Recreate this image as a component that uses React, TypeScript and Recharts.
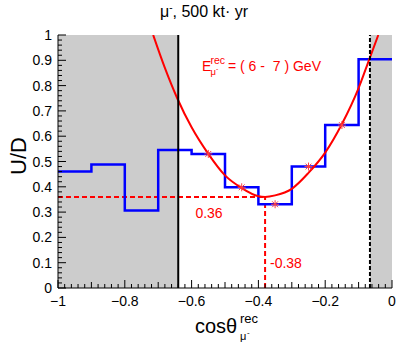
import React from 'react';
import { ComposedChart, XAxis, YAxis, Line, Scatter, ReferenceArea } from 'recharts';

// Histogram (U/D per cos bin)
const binEdges = [-1, -0.9, -0.8, -0.7, -0.6, -0.5, -0.4, -0.3, -0.2, -0.1, 0];
const binValues = [0.46, 0.488, 0.306, 0.545, 0.53, 0.398, 0.331, 0.48, 0.644, 0.904];

// Fit curve
const fitX = [-0.715, -0.68, -0.643, -0.6, -0.55, -0.5, -0.45, -0.4, -0.38, -0.35, -0.3, -0.25, -0.2, -0.15, -0.1, -0.068, -0.041];
const fitY = [1.0, 0.87, 0.75, 0.635, 0.53, 0.445, 0.395, 0.363, 0.36, 0.366, 0.392, 0.455, 0.535, 0.648, 0.79, 0.904, 1.0];

// Fit points (stars)
const markerX = [-0.55, -0.45, -0.35, -0.25, -0.15];
const markerY = [0.53, 0.398, 0.331, 0.48, 0.644];

// Minimum annotation
const minX = -0.38;
const minY = 0.36;

// Cut lines
const cutLow = -0.64;
const cutHigh = -0.066;

const xTickLabels = ['\u22121', '\u22120.8', '\u22120.6', '\u22120.4', '\u22120.2', '0'];
const yTickLabels = ['0', '0.1', '0.2', '0.3', '0.4', '0.5', '0.6', '0.7', '0.8', '0.9', '1'];

const xTicks = Array.from({ length: 51 }, (_, i) => -1 + i * 0.02);
const yTicks = Array.from({ length: 51 }, (_, i) => i * 0.02);

const histData = binEdges.map((x, i) => ({ x, y: binValues[Math.min(i, binValues.length - 1)] }));
const fitData = fitX.map((x, i) => ({ x, y: fitY[i] }));
const markerData = markerX.map((x, i) => ({ x, y: markerY[i] }));
const hDash = [{ x: -1, y: minY }, { x: minX, y: minY }];
const vDash = [{ x: minX, y: 0 }, { x: minX, y: minY }];
const cutLowData = [{ x: cutLow, y: 0 }, { x: cutLow, y: 1 }];
const cutHighData = [{ x: cutHigh, y: 0 }, { x: cutHigh, y: 1 }];

const FONT = "'Liberation Sans', Arial, Helvetica, sans-serif";

const xLen = (v: number) => {
  const k = Math.round(v * 100);
  return k % 20 === 0 ? 8 : k % 10 === 0 ? 6 : 4;
};
const yLen = (v: number) => {
  const k = Math.round(v * 100);
  return k % 10 === 0 ? 8 : 4;
};

const XBottomTick = (props: any) => {
  const { x, y, payload } = props;
  const k = Math.round(payload.value * 100);
  const len = xLen(payload.value);
  const major = k % 20 === 0;
  return (
    <g>
      <line x1={x} x2={x} y1={y} y2={y - len} stroke="#000" strokeWidth={1} />
      {major && (
        <text x={x} y={y + 18} textAnchor="middle" fontSize={14} fontFamily={FONT} fill="#000">
          {xTickLabels[(k + 100) / 20]}
        </text>
      )}
    </g>
  );
};

const XTopTick = (props: any) => {
  const { x, y, payload } = props;
  const len = xLen(payload.value);
  return <line x1={x} x2={x} y1={y} y2={y + len} stroke="#000" strokeWidth={1} />;
};

const YLeftTick = (props: any) => {
  const { x, y, payload } = props;
  const k = Math.round(payload.value * 100);
  const len = yLen(payload.value);
  const major = k % 10 === 0;
  return (
    <g>
      <line x1={x} x2={x + len} y1={y} y2={y} stroke="#000" strokeWidth={1} />
      {major && (
        <text x={x - 6} y={y + 5} textAnchor="end" fontSize={14} fontFamily={FONT} fill="#000">
          {yTickLabels[k / 10]}
        </text>
      )}
    </g>
  );
};

const YRightTick = (props: any) => {
  const { x, y, payload } = props;
  const len = yLen(payload.value);
  return <line x1={x} x2={x - len} y1={y} y2={y} stroke="#000" strokeWidth={1} />;
};

const Star = (props: any) => {
  const { cx, cy } = props;
  const r = 4;
  const d = 2.9;
  const c = '#ff4040';
  return (
    <g stroke={c} strokeWidth={1}>
      <line x1={cx - r} x2={cx + r} y1={cy} y2={cy} />
      <line x1={cx} x2={cx} y1={cy - r} y2={cy + r} />
      <line x1={cx - d} x2={cx + d} y1={cy - d} y2={cy + d} />
      <line x1={cx - d} x2={cx + d} y1={cy + d} y2={cy - d} />
    </g>
  );
};

export default function App() {
  return (
    <div style={{ position: 'absolute', left: 0, top: 0, width: 407, height: 344, background: '#fff' }}>
      <ComposedChart
        width={407}
        height={344}
        margin={{ top: 35, right: 15, bottom: 26, left: 18 }}
        style={{ position: 'absolute', left: 0, top: 0 }}
      >
        <XAxis
          dataKey="x"
          type="number"
          domain={[-1, 0]}
          allowDataOverflow
          ticks={xTicks}
          interval={0}
          height={30}
          tickSize={0}
          tickMargin={0}
          tickLine={false}
          axisLine={{ stroke: '#000', strokeWidth: 1 }}
          tick={<XBottomTick />}
        />
        <XAxis
          xAxisId="top"
          orientation="top"
          type="number"
          domain={[-1, 0]}
          allowDataOverflow
          ticks={xTicks}
          interval={0}
          height={0}
          tickSize={0}
          tickMargin={0}
          tickLine={false}
          axisLine={{ stroke: '#000', strokeWidth: 1 }}
          tick={<XTopTick />}
        />
        <YAxis
          dataKey="y"
          type="number"
          domain={[0, 1]}
          allowDataOverflow
          ticks={yTicks}
          interval={0}
          width={40}
          tickSize={0}
          tickMargin={0}
          tickLine={false}
          axisLine={{ stroke: '#000', strokeWidth: 1 }}
          tick={<YLeftTick />}
        />
        <YAxis
          yAxisId="right"
          orientation="right"
          type="number"
          domain={[0, 1]}
          allowDataOverflow
          ticks={yTicks}
          interval={0}
          width={0}
          tickSize={0}
          tickMargin={0}
          tickLine={false}
          axisLine={{ stroke: '#000', strokeWidth: 1 }}
          tick={<YRightTick />}
        />
        <ReferenceArea x1={-1} x2={cutLow} y1={0} y2={1} fill="#cccccc" fillOpacity={1} stroke="none" />
        <ReferenceArea x1={cutHigh} x2={0} y1={0} y2={1} fill="#cccccc" fillOpacity={1} stroke="none" />
        <Line data={hDash} dataKey="y" stroke="#ff0000" strokeWidth={2} strokeDasharray="5 3" dot={false} isAnimationActive={false} />
        <Line data={vDash} dataKey="y" stroke="#ff0000" strokeWidth={2} strokeDasharray="5 3" dot={false} isAnimationActive={false} />
        <Line data={histData} dataKey="y" type="stepAfter" stroke="#0000ff" strokeWidth={2.5} dot={false} isAnimationActive={false} />
        <Line data={fitData} dataKey="y" type="monotone" stroke="#ff0000" strokeWidth={2} dot={false} isAnimationActive={false} />
        <Line data={cutLowData} dataKey="y" stroke="#000" strokeWidth={2} dot={false} isAnimationActive={false} />
        <Line data={cutHighData} dataKey="y" stroke="#000" strokeWidth={2} strokeDasharray="4 2" dot={false} isAnimationActive={false} />
        <Scatter data={markerData} dataKey="y" shape={<Star />} isAnimationActive={false} />
      </ComposedChart>
      <svg width={407} height={344} style={{ position: 'absolute', left: 0, top: 0, pointerEvents: 'none' }} fontFamily={FONT}>
        <text x={204} y={17} textAnchor="middle" fontSize={16} fill="#000">
          μ<tspan fontSize={10} dy={-6}>-</tspan>
          <tspan fontSize={16} dy={6}>, 500 kt· yr</tspan>
        </text>
        <text transform="translate(26,156) rotate(-90)" textAnchor="middle" fontSize={22} fill="#000">U/D</text>
        <text x={195} y={333} fontSize={20} fill="#000">cosθ</text>
        <text x={240} y={323} fontSize={13} fill="#000">rec</text>
        <text x={240} y={340} fontSize={11} fill="#000">μ</text>
        <text x={247} y={335} fontSize={8} fill="#000">-</text>
        <g fill="#ff0000">
          <text x={202} y={71} fontSize={14}>E</text>
          <text x={210.5} y={64} fontSize={10.5}>rec</text>
          <text x={210.5} y={75} fontSize={9.5}>μ</text>
          <text x={216} y={71} fontSize={7}>-</text>
          <text x={228} y={71} fontSize={14} style={{ whiteSpace: 'pre' }}>= ( 6 -  7 ) GeV</text>
          <text x={209} y={218} fontSize={14} textAnchor="middle">0.36</text>
          <text x={270} y={268} fontSize={14}>-0.38</text>
        </g>
      </svg>
    </div>
  );
}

===============

The exercise
Your task is to restate word for word the lines from the top of the data to the line containing "i) => i * 0.02);", both ends included, with every picture left out.

Output below
Recreate this image as a component that uses React, TypeScript and Recharts.
import React from 'react';
import { ComposedChart, XAxis, YAxis, Line, Scatter, ReferenceArea } from 'recharts';

// Histogram (U/D per cos bin)
const binEdges = [-1, -0.9, -0.8, -0.7, -0.6, -0.5, -0.4, -0.3, -0.2, -0.1, 0];
const binValues = [0.46, 0.488, 0.306, 0.545, 0.53, 0.398, 0.331, 0.48, 0.644, 0.904];

// Fit curve
const fitX = [-0.715, -0.68, -0.643, -0.6, -0.55, -0.5, -0.45, -0.4, -0.38, -0.35, -0.3, -0.25, -0.2, -0.15, -0.1, -0.068, -0.041];
const fitY = [1.0, 0.87, 0.75, 0.635, 0.53, 0.445, 0.395, 0.363, 0.36, 0.366, 0.392, 0.455, 0.535, 0.648, 0.79, 0.904, 1.0];

// Fit points (stars)
const markerX = [-0.55, -0.45, -0.35, -0.25, -0.15];
const markerY = [0.53, 0.398, 0.331, 0.48, 0.644];

// Minimum annotation
const minX = -0.38;
const minY = 0.36;

// Cut lines
const cutLow = -0.64;
const cutHigh = -0.066;

const xTickLabels = ['\u22121', '\u22120.8', '\u22120.6', '\u22120.4', '\u22120.2', '0'];
const yTickLabels = ['0', '0.1', '0.2', '0.3', '0.4', '0.5', '0.6', '0.7', '0.8', '0.9', '1'];

const xTicks = Array.from({ length: 51 }, (_, i) => -1 + i * 0.02);
const yTicks = Array.from({ length: 51 }, (_, i) => i * 0.02);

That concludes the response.